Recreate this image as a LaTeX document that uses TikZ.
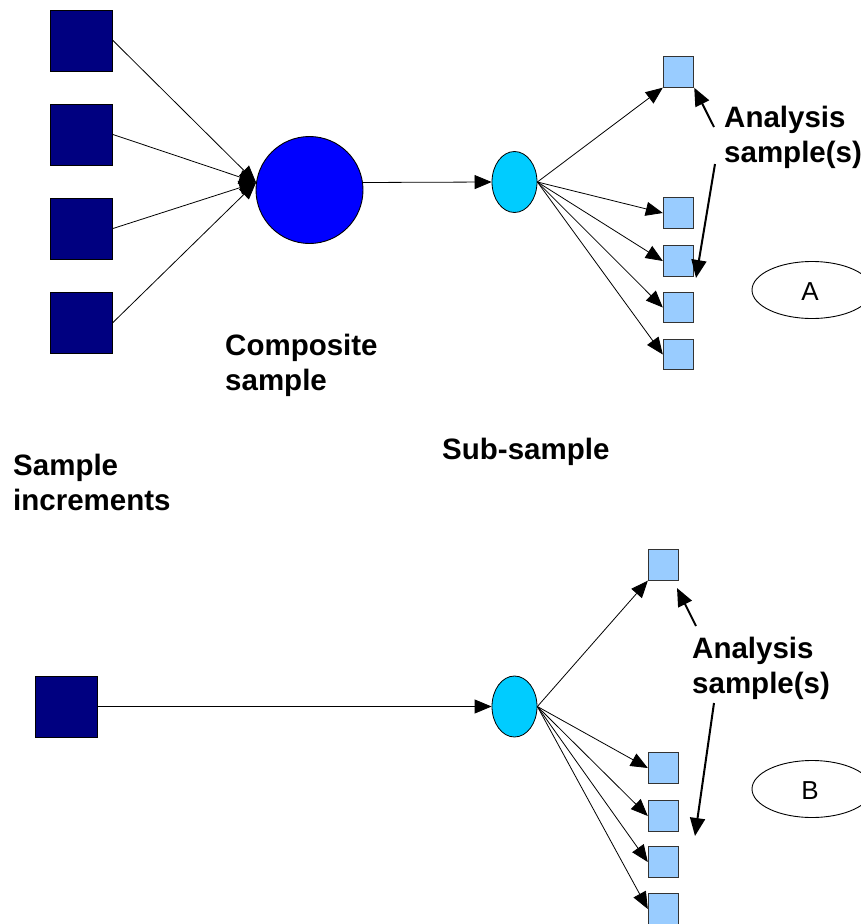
\documentclass[tikz,border=0pt]{standalone}
\usepackage{fontspec}
\setmainfont{Liberation Sans}
\usetikzlibrary{arrows.meta,shapes.geometric}
\definecolor{navyc}{RGB}{0,0,128}
\definecolor{bluec}{RGB}{0,0,255}
\definecolor{cyanc}{RGB}{0,204,255}
\definecolor{lblue}{RGB}{153,204,255}
\begin{document}
\begin{tikzpicture}[x=1pt,y=-1pt,
 inc/.style={rectangle, draw=black, line width=0.9pt, fill=navyc, minimum width=62pt, minimum height=61pt, inner sep=0},
 ana/.style={rectangle, draw=black!80, line width=0.9pt, fill=lblue, minimum size=30.5pt, inner sep=0},
 comp/.style={circle, draw=black, line width=0.9pt, fill=bluec, minimum size=107pt, inner sep=0},
 subs/.style={ellipse, draw=black, line width=0.8pt, fill=cyanc, minimum width=45pt, minimum height=61pt, inner sep=0},
 conn/.style={line width=0.8pt, -{Triangle[length=17pt,width=14pt]}},
 lblarrow/.style={line width=2pt, -{Triangle[length=18pt,width=15pt]}},
 lbl/.style={font=\bfseries\fontsize{29.5}{35}\selectfont, align=left, inner sep=0, anchor=base west},
 tag/.style={ellipse, draw=black, line width=0.9pt, minimum width=120pt, minimum height=57pt, inner sep=0}
]
\useasboundingbox (0,0) rectangle (861,924);

% ---------- part A ----------
\node[inc] (i1) at (81.5,40.5) {};
\node[inc] (i2) at (81.5,134.5) {};
\node[inc] (i3) at (81.5,228.5) {};
\node[inc] (i4) at (81.5,322.5) {};
\node[comp] (c1) at (309.5,190) {};
\node[subs] (e1) at (514.5,182) {};
\node[ana] (a1) at (678.5,72) {};
\node[ana] (a2) at (678.5,213) {};
\node[ana] (a3) at (678.5,261) {};
\node[ana] (a4) at (678.5,307.5) {};
\node[ana] (a5) at (678.5,354.5) {};

\foreach \k in {1,...,4} \draw[conn] (i\k.east) -- (c1.172);
\draw[conn] (c1.8) -- (e1.west);
\draw[conn] (e1.east) -- (a1.south west);
\foreach \k in {2,...,5} \draw[conn] (e1.east) -- (a\k.west);

% base anchor of a two-line label = baseline of its last line
\node[lbl] (lcomp) at (225,390) {Composite\\sample};
\node[lbl] (linc) at (13,510) {Sample\\increments};
\node[lbl] (lsub) at (442,459) {Sub-sample};
\node[lbl] (lanaA) at (724,162) {Analysis\\sample(s)};
\coordinate (pA1) at (714,127);
\coordinate (pA2) at (715,164);
\coordinate (qA2) at (696,278);
\draw[lblarrow] (pA1) -- (a1.south east);
\draw[lblarrow] (pA2) -- (qA2);
\node[tag] (tA) at (812,290) {};
\node[font=\fontsize{26}{30}\selectfont, inner sep=0] (tAt) at (810,292) {A};

% ---------- part B ----------
\node[inc] (b0) at (66,706.5) {};
\node[subs] (e2) at (514.5,706.5) {};
\node[ana] (d1) at (663.5,565) {};
\node[ana] (d2) at (663.5,768) {};
\node[ana] (d3) at (663.5,816) {};
\node[ana] (d4) at (663.5,862) {};
\node[ana] (d5) at (663.5,909) {};

\draw[conn] (b0) -- (e2);
\draw[conn] (e2.east) -- (d1.south west);
\foreach \k in {2,...,5} \draw[conn] (e2.east) -- (d\k.west);

\node[lbl] (lanaB) at (692,693) {Analysis\\sample(s)};
\coordinate (pB1) at (696,626);
\coordinate (qB1) at (677,588);
\coordinate (pB2) at (714,703);
\coordinate (qB2) at (695,836);
\draw[lblarrow] (pB1) -- (qB1);
\draw[lblarrow] (pB2) -- (qB2);
\node[tag] (tB) at (812,789) {};
\node[font=\fontsize{26}{30}\selectfont, inner sep=0] (tBt) at (810,791) {B};
\end{tikzpicture}
\end{document}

--------------------------------

Repeat only the lines between the start of the data and the line with "(e1.east) -- (a\k.west);", including those two lines, and skip the pictures.

Recreate this image as a LaTeX document that uses TikZ.
\documentclass[tikz,border=0pt]{standalone}
\usepackage{fontspec}
\setmainfont{Liberation Sans}
\usetikzlibrary{arrows.meta,shapes.geometric}
\definecolor{navyc}{RGB}{0,0,128}
\definecolor{bluec}{RGB}{0,0,255}
\definecolor{cyanc}{RGB}{0,204,255}
\definecolor{lblue}{RGB}{153,204,255}
\begin{document}
\begin{tikzpicture}[x=1pt,y=-1pt,
 inc/.style={rectangle, draw=black, line width=0.9pt, fill=navyc, minimum width=62pt, minimum height=61pt, inner sep=0},
 ana/.style={rectangle, draw=black!80, line width=0.9pt, fill=lblue, minimum size=30.5pt, inner sep=0},
 comp/.style={circle, draw=black, line width=0.9pt, fill=bluec, minimum size=107pt, inner sep=0},
 subs/.style={ellipse, draw=black, line width=0.8pt, fill=cyanc, minimum width=45pt, minimum height=61pt, inner sep=0},
 conn/.style={line width=0.8pt, -{Triangle[length=17pt,width=14pt]}},
 lblarrow/.style={line width=2pt, -{Triangle[length=18pt,width=15pt]}},
 lbl/.style={font=\bfseries\fontsize{29.5}{35}\selectfont, align=left, inner sep=0, anchor=base west},
 tag/.style={ellipse, draw=black, line width=0.9pt, minimum width=120pt, minimum height=57pt, inner sep=0}
]
\useasboundingbox (0,0) rectangle (861,924);

% ---------- part A ----------
\node[inc] (i1) at (81.5,40.5) {};
\node[inc] (i2) at (81.5,134.5) {};
\node[inc] (i3) at (81.5,228.5) {};
\node[inc] (i4) at (81.5,322.5) {};
\node[comp] (c1) at (309.5,190) {};
\node[subs] (e1) at (514.5,182) {};
\node[ana] (a1) at (678.5,72) {};
\node[ana] (a2) at (678.5,213) {};
\node[ana] (a3) at (678.5,261) {};
\node[ana] (a4) at (678.5,307.5) {};
\node[ana] (a5) at (678.5,354.5) {};

\foreach \k in {1,...,4} \draw[conn] (i\k.east) -- (c1.172);
\draw[conn] (c1.8) -- (e1.west);
\draw[conn] (e1.east) -- (a1.south west);
\foreach \k in {2,...,5} \draw[conn] (e1.east) -- (a\k.west);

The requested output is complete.